Just the Ticket #42: Lend Me Your Ears

Does anybody remember feeling totally mind-fucked when director Baz Luhrmann (Moulin Rouge and the commencement-speech-turned-inspirational-hit-song, "Everybody's Free To Wear Sunscreen") put out William Shapespeare's Romeo+Juliet in 1996? I mean, who expected Leonardo Di Caprio and Claire Daines, not to mention then-typecast-junkie John Leguizamo, to walk around in modern times spouting verbatim Shakespearean prose and talking about swords before "smiting thee" with guns?

Well, Coriolanus is a more entertaining and acceptable dose of the same, this time with Raif Fines (or Ralf Feyenez, depending on whether you like tomaytoes or tomahtoes) in the director's chair.
Whatever you choose to call him, director Ralph Fiennes does double duty on Coriolanus, starring in the title role as a Roman general who not only fits the ancient Greek/Roman archetype of a hero fallen to his own hubris, but also seems unable to help it since he likewise embodies many of the traits of a modern warrior; Caius Martius "Coriolanus" is prideful of his accomplishments, yet he is adamant to not make sport of his battle scars and seems uncomfortable in any setting other than war.

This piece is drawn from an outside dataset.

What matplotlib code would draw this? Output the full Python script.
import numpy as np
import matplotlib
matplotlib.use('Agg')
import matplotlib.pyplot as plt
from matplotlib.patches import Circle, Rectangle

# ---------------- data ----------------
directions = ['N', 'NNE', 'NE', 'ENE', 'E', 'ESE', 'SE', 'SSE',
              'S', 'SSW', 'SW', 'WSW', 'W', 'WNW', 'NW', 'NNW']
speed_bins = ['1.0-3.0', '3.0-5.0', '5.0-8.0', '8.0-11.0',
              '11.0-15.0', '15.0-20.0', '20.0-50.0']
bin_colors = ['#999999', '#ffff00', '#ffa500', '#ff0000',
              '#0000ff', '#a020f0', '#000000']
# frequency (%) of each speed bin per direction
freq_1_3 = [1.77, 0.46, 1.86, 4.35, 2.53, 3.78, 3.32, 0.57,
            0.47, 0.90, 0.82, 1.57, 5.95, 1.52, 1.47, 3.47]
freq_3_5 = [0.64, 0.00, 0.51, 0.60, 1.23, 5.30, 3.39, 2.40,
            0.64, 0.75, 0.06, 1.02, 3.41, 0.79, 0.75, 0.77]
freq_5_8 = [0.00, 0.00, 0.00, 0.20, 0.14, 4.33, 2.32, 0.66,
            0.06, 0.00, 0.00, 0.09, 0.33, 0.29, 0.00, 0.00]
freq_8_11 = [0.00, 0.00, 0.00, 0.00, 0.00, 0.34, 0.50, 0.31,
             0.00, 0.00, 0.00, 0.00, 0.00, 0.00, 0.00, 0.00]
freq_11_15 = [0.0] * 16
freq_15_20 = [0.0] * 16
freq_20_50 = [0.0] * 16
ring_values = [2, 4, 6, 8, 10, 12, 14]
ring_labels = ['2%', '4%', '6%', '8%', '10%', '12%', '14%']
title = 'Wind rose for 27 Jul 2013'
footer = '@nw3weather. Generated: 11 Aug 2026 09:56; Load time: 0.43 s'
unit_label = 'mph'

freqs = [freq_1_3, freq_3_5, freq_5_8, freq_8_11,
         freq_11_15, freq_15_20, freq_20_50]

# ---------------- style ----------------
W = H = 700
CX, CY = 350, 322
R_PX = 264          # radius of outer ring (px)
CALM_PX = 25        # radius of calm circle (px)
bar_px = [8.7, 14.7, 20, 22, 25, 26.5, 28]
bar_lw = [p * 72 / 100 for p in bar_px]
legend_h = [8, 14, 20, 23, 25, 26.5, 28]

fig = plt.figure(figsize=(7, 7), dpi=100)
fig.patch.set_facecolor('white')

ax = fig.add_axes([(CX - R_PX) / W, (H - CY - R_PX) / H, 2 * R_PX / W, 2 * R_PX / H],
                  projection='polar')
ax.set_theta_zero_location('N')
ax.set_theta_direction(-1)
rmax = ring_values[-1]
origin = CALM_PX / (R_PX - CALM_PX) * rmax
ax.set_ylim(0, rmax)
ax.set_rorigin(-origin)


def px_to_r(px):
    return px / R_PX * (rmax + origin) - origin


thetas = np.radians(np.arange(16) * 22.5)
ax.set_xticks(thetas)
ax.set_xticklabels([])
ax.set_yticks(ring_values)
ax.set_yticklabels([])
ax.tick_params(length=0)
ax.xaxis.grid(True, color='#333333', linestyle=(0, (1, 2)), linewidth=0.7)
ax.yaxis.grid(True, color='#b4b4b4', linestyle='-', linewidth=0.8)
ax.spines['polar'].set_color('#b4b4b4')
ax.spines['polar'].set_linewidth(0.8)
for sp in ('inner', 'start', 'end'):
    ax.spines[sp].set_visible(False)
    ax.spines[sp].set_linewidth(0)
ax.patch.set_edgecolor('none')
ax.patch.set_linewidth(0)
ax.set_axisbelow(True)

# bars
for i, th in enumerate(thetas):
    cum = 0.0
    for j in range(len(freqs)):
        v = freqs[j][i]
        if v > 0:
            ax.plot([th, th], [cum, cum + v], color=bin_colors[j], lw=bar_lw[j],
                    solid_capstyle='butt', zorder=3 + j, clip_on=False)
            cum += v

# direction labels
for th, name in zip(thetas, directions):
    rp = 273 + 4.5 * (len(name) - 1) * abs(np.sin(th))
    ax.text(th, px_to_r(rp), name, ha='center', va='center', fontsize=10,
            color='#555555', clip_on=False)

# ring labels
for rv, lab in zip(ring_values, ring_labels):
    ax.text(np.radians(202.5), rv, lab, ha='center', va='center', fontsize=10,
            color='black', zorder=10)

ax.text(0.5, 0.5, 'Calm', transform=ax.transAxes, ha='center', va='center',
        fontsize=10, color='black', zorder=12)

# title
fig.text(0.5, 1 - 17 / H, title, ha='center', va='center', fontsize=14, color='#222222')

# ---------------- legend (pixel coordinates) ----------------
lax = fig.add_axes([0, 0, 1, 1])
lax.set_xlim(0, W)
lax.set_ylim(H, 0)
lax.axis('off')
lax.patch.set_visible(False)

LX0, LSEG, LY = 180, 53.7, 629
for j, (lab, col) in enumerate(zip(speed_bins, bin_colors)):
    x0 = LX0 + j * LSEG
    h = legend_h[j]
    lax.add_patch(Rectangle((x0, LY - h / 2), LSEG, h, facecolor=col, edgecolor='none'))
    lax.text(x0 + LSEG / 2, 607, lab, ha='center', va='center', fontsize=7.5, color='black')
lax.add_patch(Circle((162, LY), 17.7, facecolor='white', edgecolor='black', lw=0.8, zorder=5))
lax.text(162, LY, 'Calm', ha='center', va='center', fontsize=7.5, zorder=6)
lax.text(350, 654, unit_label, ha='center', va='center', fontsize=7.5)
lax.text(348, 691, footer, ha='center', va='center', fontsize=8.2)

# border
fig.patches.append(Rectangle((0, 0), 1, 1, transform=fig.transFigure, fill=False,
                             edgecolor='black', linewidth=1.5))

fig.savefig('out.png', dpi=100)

He is consequently marked for exile and goes in search of his wartime nemesis, Tullus Aufidius (Gerard Butler), to help him exact vengeance against the city that spurned him. Coriolanus' pride and desire for war do him in twice more as his friends and family (The Bourne Trilogy's Brian Cox as advisor Menenius, Mission Impossible's Vanessa Redgrave as mother Volumnia, and The Help's Jessica Chastain as wife Virgilia) are by turns denied a voice against his impending coup and Aufidius' army begins to sideline their general and elect Coriolanus their new leader and idol.

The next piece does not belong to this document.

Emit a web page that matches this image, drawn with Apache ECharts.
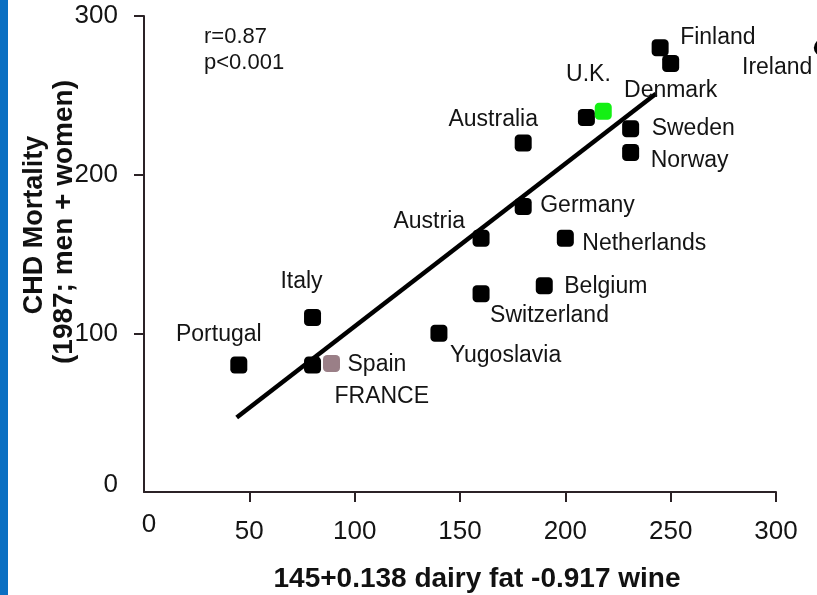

The stars do their nominal magnitude justice, delivering performances worthy of the bard behind the pen, especially Fiennes, who gets into character with maniac intensity, even spitting Shakespearean pentameter in scenes where everyone else is spitting bullets in his direction. Gerard Butler likewise performs beyond standard, but is often a delight for other reasons (an Italian with a thick Scottish accent?), reminding me of one stand-up comic's routine on how even when he's supposed to be speaking Japanese (Rising Sun) or playing a Russian in The Hunt For Red October, Sean Connery is unable to avoid his Scottish accent. Everyone else, including legendary Redgrave and new Everywhere Girl Jessica Chastain, though they perform in line with the leading men, are just tools and window dressing for Fiennes and Butler's epic squabble.

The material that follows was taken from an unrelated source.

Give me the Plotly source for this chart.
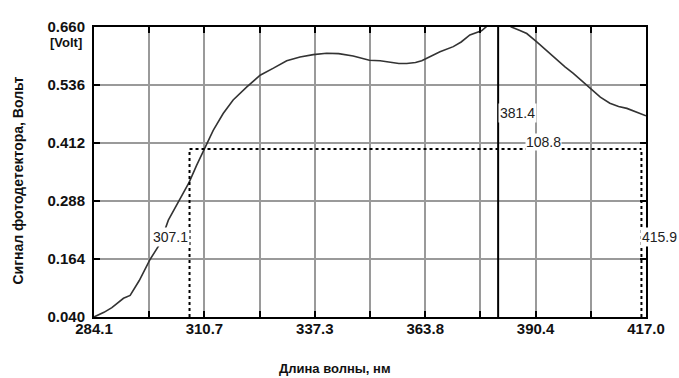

The concept goes awry sometimes, as with the old a-sword-is-a-gun oddity we saw in R+J and the afore-mentioned wartime poesy on Fiennes' part, but no matter who sees fit to update (read: screw with) his vision, Shakespeare is awesome.
B+

Apologies for the belated review, but it comes with some good news. Yours truly has finally gotten a job. I am now breaking my back six days a week at a local orchard getting their honeycrisp apple fields ready for the new season. We'll be painting and wrapping the saplings for the next week or two, then I think the trussing and spraying comes next. Two days in and I already know what my sixty-year-old parents have to deal with every day; when I can feel my legs and back, they hurt like hell.
So I guess daily reviews are out of the picture for awhile. I will be going back to the old format of reviewing the week in movies as one big weekend release. Stayeth tuned, ye merry gentlemen (for in Shakespeare's day, the other sex too were played by such).